Nothing outside the lines from the one containing "Recreate this image" through the one containing "const yTicks = [0, 0.5, 1, 1.5, 2, 2.5, 3, 3.5];" should be copied, and no pictures either. Copy those lines exactly.

*Dataset records*:

________________________________________

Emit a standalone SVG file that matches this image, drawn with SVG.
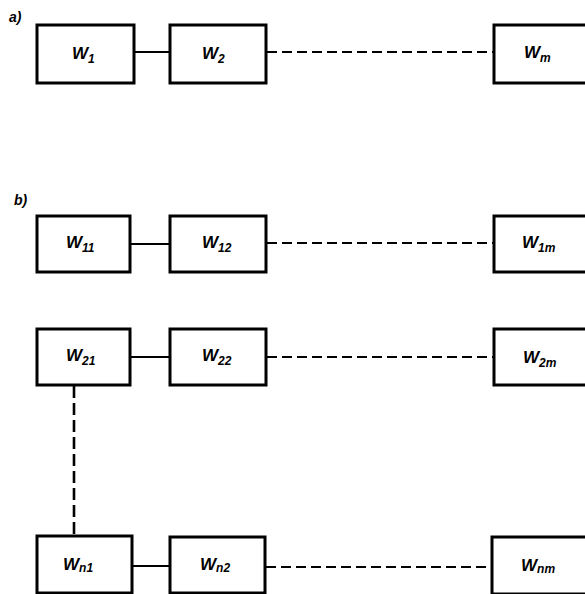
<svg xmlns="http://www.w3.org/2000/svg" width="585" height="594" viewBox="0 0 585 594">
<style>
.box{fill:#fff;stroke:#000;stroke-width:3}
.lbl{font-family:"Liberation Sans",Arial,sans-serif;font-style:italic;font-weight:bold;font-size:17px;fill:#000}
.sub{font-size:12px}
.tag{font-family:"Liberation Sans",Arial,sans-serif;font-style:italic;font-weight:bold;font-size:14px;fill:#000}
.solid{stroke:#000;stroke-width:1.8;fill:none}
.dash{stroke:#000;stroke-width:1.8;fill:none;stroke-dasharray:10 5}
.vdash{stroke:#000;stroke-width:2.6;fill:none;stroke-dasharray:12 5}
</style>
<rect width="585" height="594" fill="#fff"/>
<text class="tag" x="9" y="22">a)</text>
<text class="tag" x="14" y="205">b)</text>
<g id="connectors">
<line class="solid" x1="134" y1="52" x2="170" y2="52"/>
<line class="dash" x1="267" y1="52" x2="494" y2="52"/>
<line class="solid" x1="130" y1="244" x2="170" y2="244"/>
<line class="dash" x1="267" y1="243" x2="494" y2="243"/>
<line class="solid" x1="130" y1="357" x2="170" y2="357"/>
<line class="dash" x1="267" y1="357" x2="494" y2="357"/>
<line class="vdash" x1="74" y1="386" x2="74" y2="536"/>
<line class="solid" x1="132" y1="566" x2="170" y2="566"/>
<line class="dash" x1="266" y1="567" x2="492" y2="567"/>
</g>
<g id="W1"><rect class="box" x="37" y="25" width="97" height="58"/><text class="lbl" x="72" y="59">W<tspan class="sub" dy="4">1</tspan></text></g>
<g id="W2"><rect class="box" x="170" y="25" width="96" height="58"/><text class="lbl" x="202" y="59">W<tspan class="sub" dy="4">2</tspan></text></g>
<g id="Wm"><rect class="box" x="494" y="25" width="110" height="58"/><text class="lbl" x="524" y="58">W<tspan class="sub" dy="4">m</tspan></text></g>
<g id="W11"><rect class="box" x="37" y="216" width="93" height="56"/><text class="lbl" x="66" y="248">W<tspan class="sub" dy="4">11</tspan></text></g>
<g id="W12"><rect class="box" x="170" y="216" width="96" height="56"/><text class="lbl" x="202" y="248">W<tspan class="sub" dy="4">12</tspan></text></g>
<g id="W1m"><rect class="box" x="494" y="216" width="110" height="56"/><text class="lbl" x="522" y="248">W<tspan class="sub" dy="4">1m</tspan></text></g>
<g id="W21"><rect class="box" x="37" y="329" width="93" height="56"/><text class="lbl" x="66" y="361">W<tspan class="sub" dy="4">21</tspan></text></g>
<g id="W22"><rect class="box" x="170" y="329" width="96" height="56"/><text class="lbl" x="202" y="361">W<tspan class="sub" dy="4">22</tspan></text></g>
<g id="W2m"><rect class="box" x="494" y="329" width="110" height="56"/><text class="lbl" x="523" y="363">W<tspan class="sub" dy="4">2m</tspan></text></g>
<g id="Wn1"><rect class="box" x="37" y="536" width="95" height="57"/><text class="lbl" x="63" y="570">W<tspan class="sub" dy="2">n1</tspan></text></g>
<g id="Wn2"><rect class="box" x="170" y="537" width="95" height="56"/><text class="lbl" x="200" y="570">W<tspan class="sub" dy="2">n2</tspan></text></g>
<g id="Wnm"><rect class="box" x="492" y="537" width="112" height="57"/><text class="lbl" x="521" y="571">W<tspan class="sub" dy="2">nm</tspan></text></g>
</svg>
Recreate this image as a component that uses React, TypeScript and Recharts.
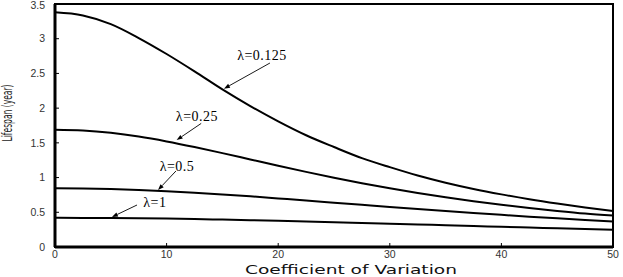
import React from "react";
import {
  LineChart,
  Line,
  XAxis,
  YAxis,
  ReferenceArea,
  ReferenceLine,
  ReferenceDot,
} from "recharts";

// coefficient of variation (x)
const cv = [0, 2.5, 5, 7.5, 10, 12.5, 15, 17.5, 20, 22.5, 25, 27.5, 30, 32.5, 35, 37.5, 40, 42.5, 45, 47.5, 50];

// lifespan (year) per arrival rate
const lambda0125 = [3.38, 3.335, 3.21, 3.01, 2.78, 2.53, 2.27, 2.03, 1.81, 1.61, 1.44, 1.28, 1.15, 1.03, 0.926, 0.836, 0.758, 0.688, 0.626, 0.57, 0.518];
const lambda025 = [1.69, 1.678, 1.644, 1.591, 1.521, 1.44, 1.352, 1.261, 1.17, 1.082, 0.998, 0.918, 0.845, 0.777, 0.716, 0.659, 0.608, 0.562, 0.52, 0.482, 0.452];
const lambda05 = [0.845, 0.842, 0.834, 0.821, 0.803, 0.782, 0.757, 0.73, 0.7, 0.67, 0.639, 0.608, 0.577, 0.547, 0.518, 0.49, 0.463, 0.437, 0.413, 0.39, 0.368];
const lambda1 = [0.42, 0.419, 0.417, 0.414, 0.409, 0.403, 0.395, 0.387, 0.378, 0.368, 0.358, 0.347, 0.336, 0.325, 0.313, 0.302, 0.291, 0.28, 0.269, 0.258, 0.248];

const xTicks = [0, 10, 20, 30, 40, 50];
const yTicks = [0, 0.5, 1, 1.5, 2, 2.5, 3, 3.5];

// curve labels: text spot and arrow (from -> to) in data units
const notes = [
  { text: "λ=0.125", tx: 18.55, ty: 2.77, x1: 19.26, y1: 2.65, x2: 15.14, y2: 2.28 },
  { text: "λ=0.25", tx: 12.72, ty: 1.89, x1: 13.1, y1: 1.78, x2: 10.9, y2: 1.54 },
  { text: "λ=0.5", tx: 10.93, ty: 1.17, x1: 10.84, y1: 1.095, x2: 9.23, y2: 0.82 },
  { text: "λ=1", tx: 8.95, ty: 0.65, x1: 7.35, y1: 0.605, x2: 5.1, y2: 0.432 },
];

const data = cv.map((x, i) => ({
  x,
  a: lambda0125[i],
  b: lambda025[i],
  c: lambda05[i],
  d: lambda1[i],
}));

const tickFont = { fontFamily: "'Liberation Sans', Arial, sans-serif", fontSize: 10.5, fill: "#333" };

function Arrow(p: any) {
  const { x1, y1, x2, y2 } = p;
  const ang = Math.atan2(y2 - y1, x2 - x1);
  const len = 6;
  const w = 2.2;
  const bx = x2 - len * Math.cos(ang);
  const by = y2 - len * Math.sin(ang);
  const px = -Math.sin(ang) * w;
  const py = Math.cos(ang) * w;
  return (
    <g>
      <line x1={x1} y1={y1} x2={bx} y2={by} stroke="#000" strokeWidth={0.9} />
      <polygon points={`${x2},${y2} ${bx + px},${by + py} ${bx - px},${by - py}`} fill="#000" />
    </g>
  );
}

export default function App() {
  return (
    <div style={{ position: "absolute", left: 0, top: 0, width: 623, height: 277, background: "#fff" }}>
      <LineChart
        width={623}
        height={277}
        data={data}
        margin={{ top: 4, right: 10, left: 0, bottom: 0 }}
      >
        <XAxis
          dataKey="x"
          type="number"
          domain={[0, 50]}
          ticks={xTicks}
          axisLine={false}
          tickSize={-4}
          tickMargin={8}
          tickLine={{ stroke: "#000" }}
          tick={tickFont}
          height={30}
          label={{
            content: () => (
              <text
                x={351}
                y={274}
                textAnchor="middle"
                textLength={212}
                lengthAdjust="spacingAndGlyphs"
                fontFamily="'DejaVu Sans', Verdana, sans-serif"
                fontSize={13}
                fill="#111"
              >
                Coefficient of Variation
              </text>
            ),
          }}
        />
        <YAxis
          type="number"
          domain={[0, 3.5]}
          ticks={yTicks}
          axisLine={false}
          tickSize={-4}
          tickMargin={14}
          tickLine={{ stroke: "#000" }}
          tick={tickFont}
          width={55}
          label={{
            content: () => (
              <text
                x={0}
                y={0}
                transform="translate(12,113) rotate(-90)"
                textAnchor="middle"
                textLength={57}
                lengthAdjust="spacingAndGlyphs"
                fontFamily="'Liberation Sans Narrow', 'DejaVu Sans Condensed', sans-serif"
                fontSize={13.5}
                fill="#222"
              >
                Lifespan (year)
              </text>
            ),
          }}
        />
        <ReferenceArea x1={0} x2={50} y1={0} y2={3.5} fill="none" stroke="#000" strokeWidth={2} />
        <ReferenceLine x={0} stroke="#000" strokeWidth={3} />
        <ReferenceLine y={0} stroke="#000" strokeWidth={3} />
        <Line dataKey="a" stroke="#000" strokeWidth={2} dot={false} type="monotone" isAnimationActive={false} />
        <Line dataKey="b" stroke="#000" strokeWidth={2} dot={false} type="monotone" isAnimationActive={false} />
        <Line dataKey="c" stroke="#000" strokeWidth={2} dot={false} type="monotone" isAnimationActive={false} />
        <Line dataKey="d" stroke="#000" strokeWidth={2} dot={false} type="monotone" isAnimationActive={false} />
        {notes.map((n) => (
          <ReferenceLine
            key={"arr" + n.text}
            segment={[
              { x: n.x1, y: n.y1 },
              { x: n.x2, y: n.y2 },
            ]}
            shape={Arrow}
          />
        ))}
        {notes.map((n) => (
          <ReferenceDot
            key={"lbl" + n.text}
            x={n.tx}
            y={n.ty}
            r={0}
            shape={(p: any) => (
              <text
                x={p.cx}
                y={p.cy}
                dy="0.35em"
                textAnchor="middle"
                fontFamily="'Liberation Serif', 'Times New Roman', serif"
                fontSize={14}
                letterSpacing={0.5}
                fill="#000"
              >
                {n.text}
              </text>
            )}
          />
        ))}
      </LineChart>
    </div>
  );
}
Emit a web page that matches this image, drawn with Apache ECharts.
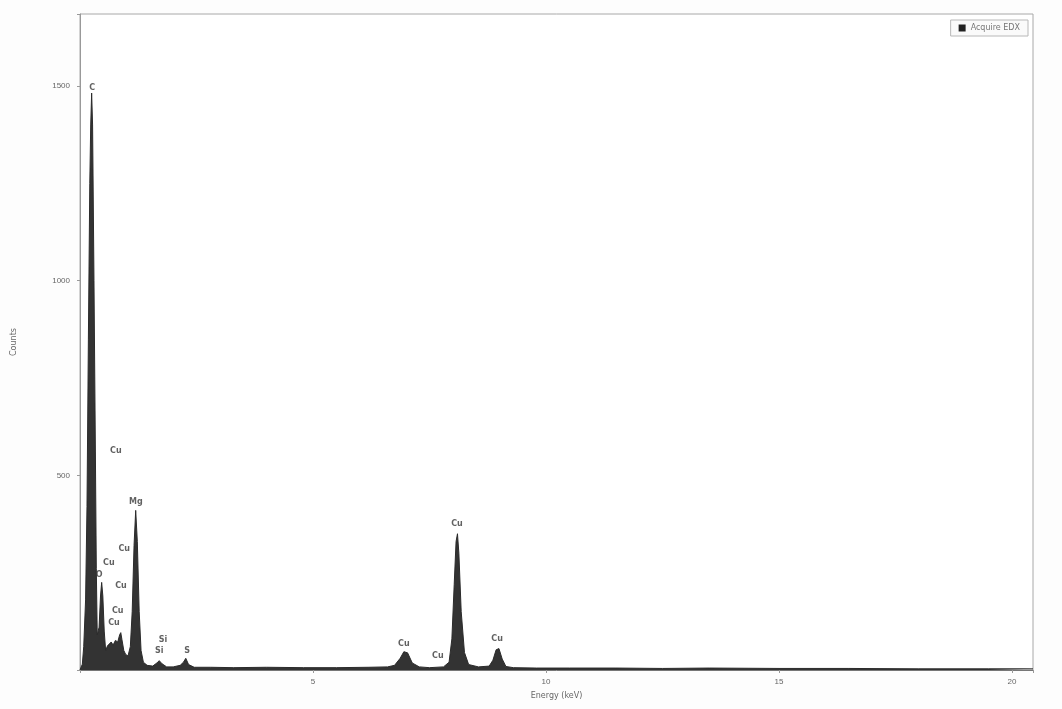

________________________________________

*The output*:
Recreate this image as a component that uses React, TypeScript and Recharts.
import React from "react";
import {
  LineChart,
  Line,
  XAxis,
  YAxis,
  ReferenceArea,
  ReferenceLine,
  ReferenceDot,
} from "recharts";

// coefficient of variation (x)
const cv = [0, 2.5, 5, 7.5, 10, 12.5, 15, 17.5, 20, 22.5, 25, 27.5, 30, 32.5, 35, 37.5, 40, 42.5, 45, 47.5, 50];

// lifespan (year) per arrival rate
const lambda0125 = [3.38, 3.335, 3.21, 3.01, 2.78, 2.53, 2.27, 2.03, 1.81, 1.61, 1.44, 1.28, 1.15, 1.03, 0.926, 0.836, 0.758, 0.688, 0.626, 0.57, 0.518];
const lambda025 = [1.69, 1.678, 1.644, 1.591, 1.521, 1.44, 1.352, 1.261, 1.17, 1.082, 0.998, 0.918, 0.845, 0.777, 0.716, 0.659, 0.608, 0.562, 0.52, 0.482, 0.452];
const lambda05 = [0.845, 0.842, 0.834, 0.821, 0.803, 0.782, 0.757, 0.73, 0.7, 0.67, 0.639, 0.608, 0.577, 0.547, 0.518, 0.49, 0.463, 0.437, 0.413, 0.39, 0.368];
const lambda1 = [0.42, 0.419, 0.417, 0.414, 0.409, 0.403, 0.395, 0.387, 0.378, 0.368, 0.358, 0.347, 0.336, 0.325, 0.313, 0.302, 0.291, 0.28, 0.269, 0.258, 0.248];

const xTicks = [0, 10, 20, 30, 40, 50];
const yTicks = [0, 0.5, 1, 1.5, 2, 2.5, 3, 3.5];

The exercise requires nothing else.